Toutefois, bien que vivant en France, son art reste profondément lié à son pays natal. Ses œuvres continuent de représenter des scènes vietnamiennes idéalisées, marquées par une nostalgie du Vietnam qu’il a quitté.

Un héritage intemporel et une reconnaissance tardive au Vietnam
Mai Trung Thứ s’éteint en 1980 en France, laissant derrière lui une œuvre abondante et admirée.
Longtemps, son travail est resté plus connu en Occident qu’au Vietnam, en raison de son exil et de la division politique du pays. Cependant, depuis les années 2000, un véritable regain d’intérêt pour son œuvre s’est manifesté au Vietnam, notamment avec des rétrospectives et des acquisitions muséales.

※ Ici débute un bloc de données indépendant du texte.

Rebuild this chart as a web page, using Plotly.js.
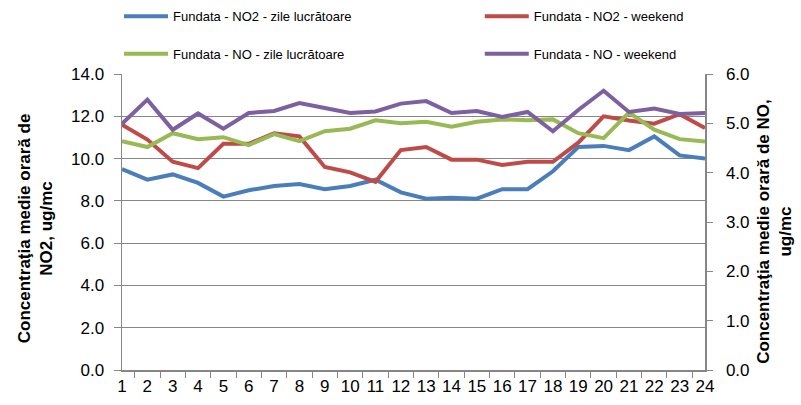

Ses œuvres sont aujourd’hui conservées dans plusieurs institutions prestigieuses :
Musée des Beaux-Arts de Hanoï (Vietnam)
Musée Guimet (Paris, France)
Collections privées en Europe et en Asie
Reconnaissance sur le marché de l’art
Depuis quelques années, les œuvres de Mai Trung Thứ connaissent une forte valorisation sur le marché de l’art. En avril 2021, sa peinture Portrait de Mademoiselle Phuong a été vendue 3,1 millions de dollars lors d’une vente aux enchères de Sotheby’s, un record pour un artiste vietnamien.
Un pont entre tradition et modernité
Mai Trung Thứ incarne parfaitement la fusion entre héritage vietnamien et influences européennes. Son travail sur la soie, alliant délicatesse, lumière et poésie, a contribué à redéfinir la peinture vietnamienne moderne, tout en préservant un lien indéfectible avec les traditions de son pays natal.
Aujourd’hui, il est célébré comme l’un des plus grands peintres vietnamiens du XXe siècle, une figure incontournable dont les œuvres continuent d’inspirer collectionneurs et amateurs d’art à travers le monde.